IFYE was founded in 1948 after World War II by U.S. servicemen who wanted to find a more humane way to solve global problems.  It was originally called International Farm Youth Exchange, and the first IFYEs traveled to their host countries by boat for year exchanges.  Today, there are several different options for an exchange.  The States 4-H Exchange is for 4-H youth in their teenage years, and is 4 to 8 weeks long.  Participants can travel to a variety of countries, including Japan, Finland, Costa Rica, Australia, and Norway.  The IFYE Representative Exchange is for past 4-H members ages 19 to 30, and has programs of 6 weeks, 3 months, or 6 months in length.  There is a very large selection of host countries for IFYE Representatives, including: Australia, Austria, Botswana, Costa Rica, Denmark, England, Estonia, Finland, Germany, Greece, Norway, Northern Ireland, Scotland, Switzerland, and Taiwan.  While on the exchange, participants move around their host country from family to family.  How many host families an IFYE has is dependent on the length of their program and on their host country.  Unfortunately, not every state has a fully functioning IFYE program.  The program in my state, Illinois, was cut recently as part of extension budget cuts.  If your state does not have a program, or even if it has one of the exchange options but not the other, I encourage you to ask other states if you can participate in their program.  I went through Kansas’s exchange, and they were wonderful with letting me participate.

It is almost difficult to begin to list the benefits of IFYE, since there are so many!  The goals of IFYE are to increase global awareness, develop independent study interests, and improve language skills.  Global awareness is increased by living and working with different families and observing and living in a different culture.  Language skills can be greatly improved if you make an effort to learn the other language, and believe me, it can be hard to switch completely back to English when you come home!  Personal independence also greatly grows by jumping into a completely different culture, living as a family with people you just met, and traveling alone.  IFYE also gives the opportunity to become involved in a huge network across the world.  It is very typical for past IFYE’s to visit each other, and it is pretty safe to say that as long as you are also willing to open your house to them, they will be willing to open their house to you.  There are multiple conferences that are available:  The US has a national conference every year, Europe has a European conference every year, and there is a world conference every 5 years.  I attended the European conference this summer in Salzburg, Austria during my exchange, and it was easily one of the best weeks of my life.  IFYE gives you such a personal connection to a country, and this quote from IFYE’s website really states it perfectly:  “Travelers see mountains, museums and human masses, and mimic a country’s culture.
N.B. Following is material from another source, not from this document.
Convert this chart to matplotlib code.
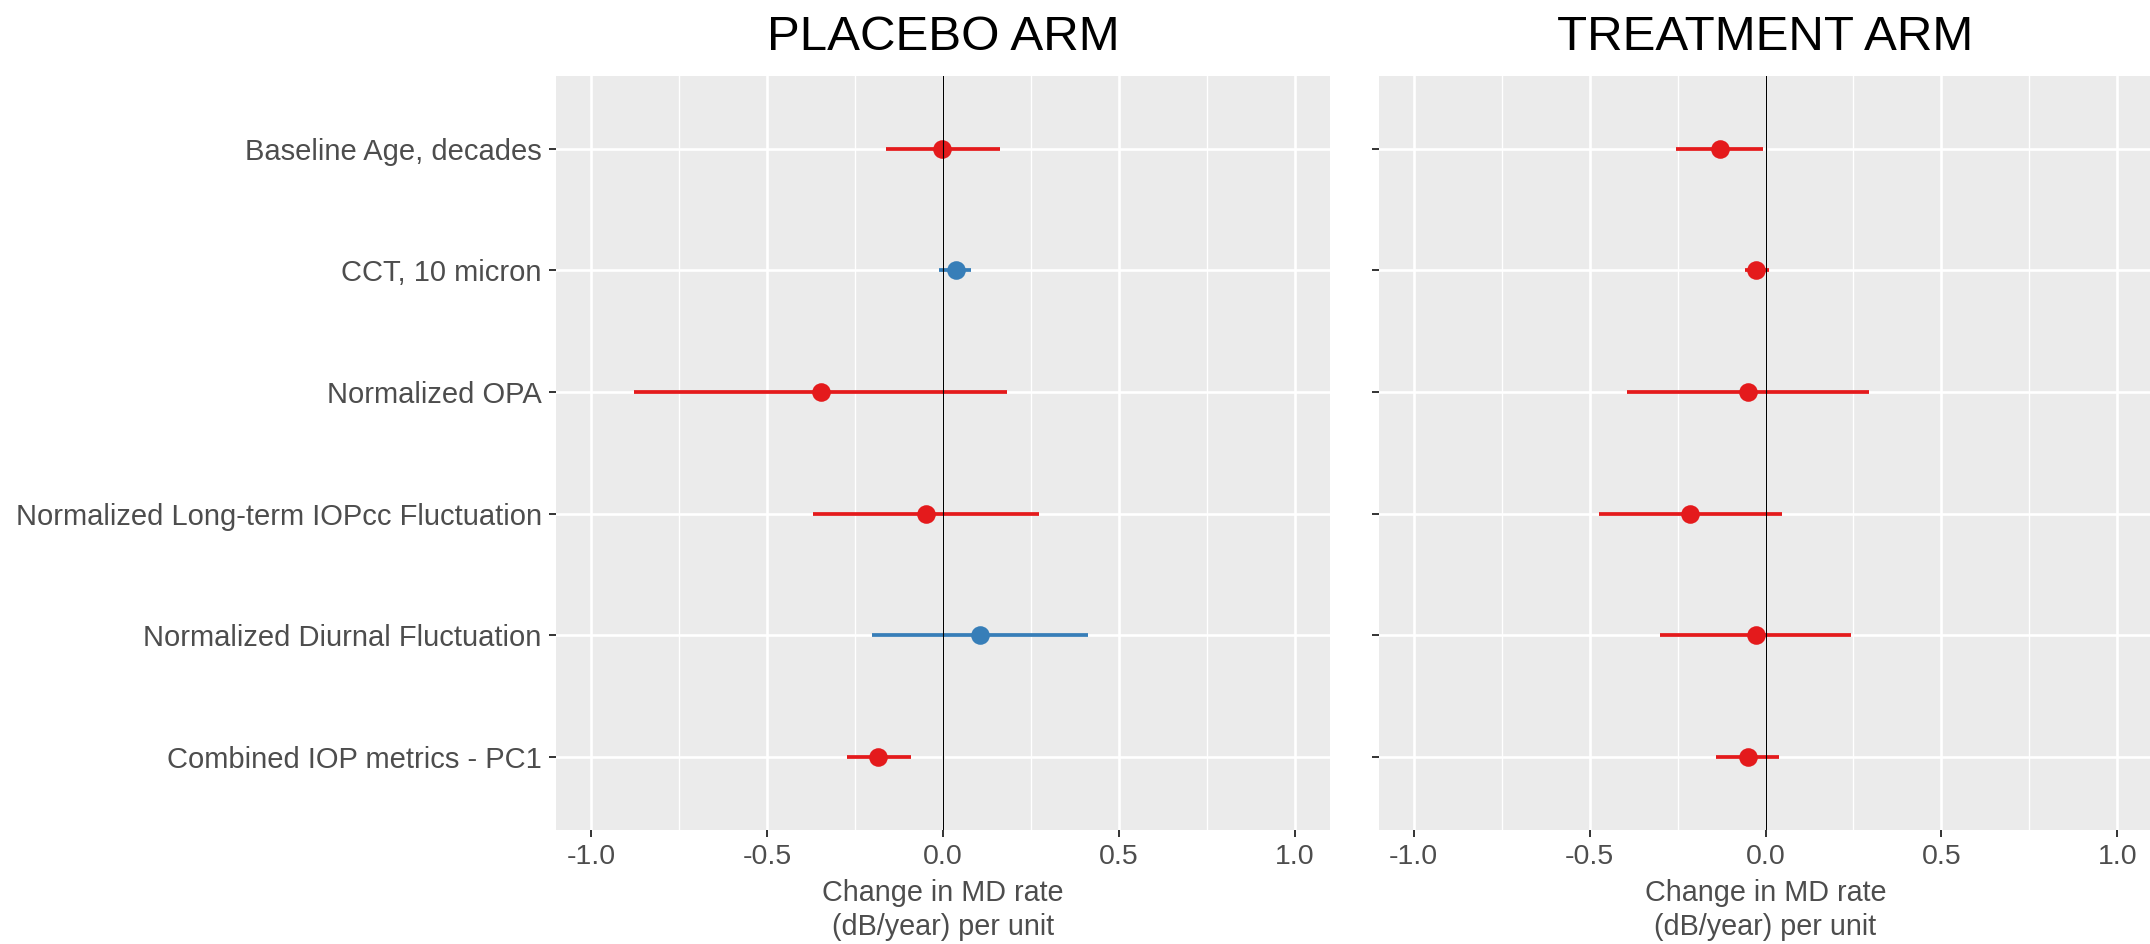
import matplotlib
matplotlib.use("Agg")
import matplotlib.pyplot as plt
from matplotlib.ticker import FixedLocator

# ---------------- data ----------------
categories = ["Baseline Age, decades", "CCT, 10 micron", "Normalized OPA",
              "Normalized Long-term IOPcc Fluctuation",
              "Normalized Diurnal Fluctuation", "Combined IOP metrics - PC1"]

placebo_est = [-0.002, 0.036, -0.348, -0.048, 0.106, -0.185]
placebo_lo = [-0.163, -0.011, -0.877, -0.369, -0.201, -0.274]
placebo_hi = [0.163, 0.081, 0.181, 0.273, 0.413, -0.092]
placebo_grp = ["neg", "pos", "neg", "neg", "pos", "neg"]

treat_est = [-0.130, -0.026, -0.051, -0.214, -0.028, -0.051]
treat_lo = [-0.253, -0.059, -0.394, -0.472, -0.300, -0.141]
treat_hi = [-0.006, 0.011, 0.293, 0.047, 0.243, 0.039]
treat_grp = ["neg", "neg", "neg", "neg", "neg", "neg"]

panel_titles = ["PLACEBO ARM", "TREATMENT ARM"]
x_ticks = [-1.0, -0.5, 0.0, 0.5, 1.0]
x_minor = [-0.75, -0.25, 0.25, 0.75]
x_label = "Change in MD rate\n(dB/year) per unit"

group_colors = {"neg": "#E41A1C", "pos": "#377EB8"}

# ---------------- figure ----------------
plt.rcParams["font.family"] = ["Liberation Sans", "DejaVu Sans"]
W, H = 2150, 944
fig = plt.figure(figsize=(W / 100, H / 100), dpi=100)

ax_w = 774 / W
ax_b = 1 - 830 / H
ax_h = (830 - 75.7) / H
lefts = [556 / W, 1378.5 / W]

panels = [(placebo_est, placebo_lo, placebo_hi, placebo_grp),
          (treat_est, treat_lo, treat_hi, treat_grp)]

n = len(categories)
ypos = [n - i for i in range(n)]

for k, (est, lo, hi, grp) in enumerate(panels):
    ax = fig.add_axes([lefts[k], ax_b, ax_w, ax_h])
    ax.set_facecolor("#EBEBEB")
    for s in ax.spines.values():
        s.set_visible(False)
    ax.set_xlim(-1.1, 1.1)
    ax.set_ylim(0.4, n + 0.6)
    ax.xaxis.set_major_locator(FixedLocator(x_ticks))
    ax.xaxis.set_minor_locator(FixedLocator(x_minor))
    ax.set_xticklabels([f"{t:.1f}" for t in x_ticks])
    ax.set_yticks(ypos)
    if k == 0:
        ax.set_yticklabels(categories)
    else:
        ax.set_yticklabels([])
    ax.set_axisbelow(True)
    ax.grid(which="major", color="white", lw=1.9)
    ax.grid(which="minor", axis="x", color="white", lw=1.0)
    ax.tick_params(which="major", length=5.2, width=1.4, color="#333333",
                   labelcolor="#4D4D4D", pad=5)
    ax.tick_params(axis="x", labelsize=20.5, pad=5)
    ax.tick_params(axis="y", labelsize=21)
    ax.tick_params(which="minor", length=0)

    for i in range(n):
        c = group_colors[grp[i]]
        ax.hlines(ypos[i], lo[i], hi[i], color=c, lw=2.7, zorder=3)
        ax.plot(est[i], ypos[i], "o", ms=13.4, color=c, mec="none", zorder=4)
    ax.axvline(0, color="black", lw=0.8, zorder=5)

    cx = lefts[k] + ax_w / 2
    fig.text(cx, 1 - 50 / H, panel_titles[k], ha="center", va="baseline",
             fontsize=35.5, color="black")
    fig.text(cx, 1 - 901 / H, x_label.split("\n")[0], ha="center",
             va="baseline", fontsize=20.7, color="#4D4D4D")
    fig.text(cx, 1 - 935 / H, x_label.split("\n")[1], ha="center",
             va="baseline", fontsize=20.7, color="#4D4D4D")

fig.savefig("out.png", dpi=100)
IFYEs pass through front doors of homes to live as sons, daughters, brothers, and sisters. Thus the culture engulfs them.”  IFYE gives you the opportunity to get beyond the tourist areas, to live deep in the culture and with locals, and to learn the idiosyncrasies of a country.

My mother often describes choices in life as throwing a pebble into a pond.  Just as results will surely come from your choice, ripples will surely come from your pebble.  The ripples that resulted from my mother’s exchange are quite profound.  She was an IFYE to Switzerland in 1979, and has been back 8 times.  I have grown up with over 80 different Swiss friends visiting us, and have been there 5 times to visit.  One of these friends is like a brother to me, having come for the first time when I was 4 years old and returning 15 times.  One of the neatest stories that resulted from my mom’s exchange is that of two Swiss friends who met at our house in 1999.  Ten years later, we attended their wedding.  I cannot begin to describe the joy that comes from having international friends, and the bittersweet feeling of having people you care about so much live an ocean away.  I was an IFYE for 3 months this year to Germany, and then traveled for 2 months visiting friends from my mom’s exchange.  Now I am excited to see what ripples will come from my trip!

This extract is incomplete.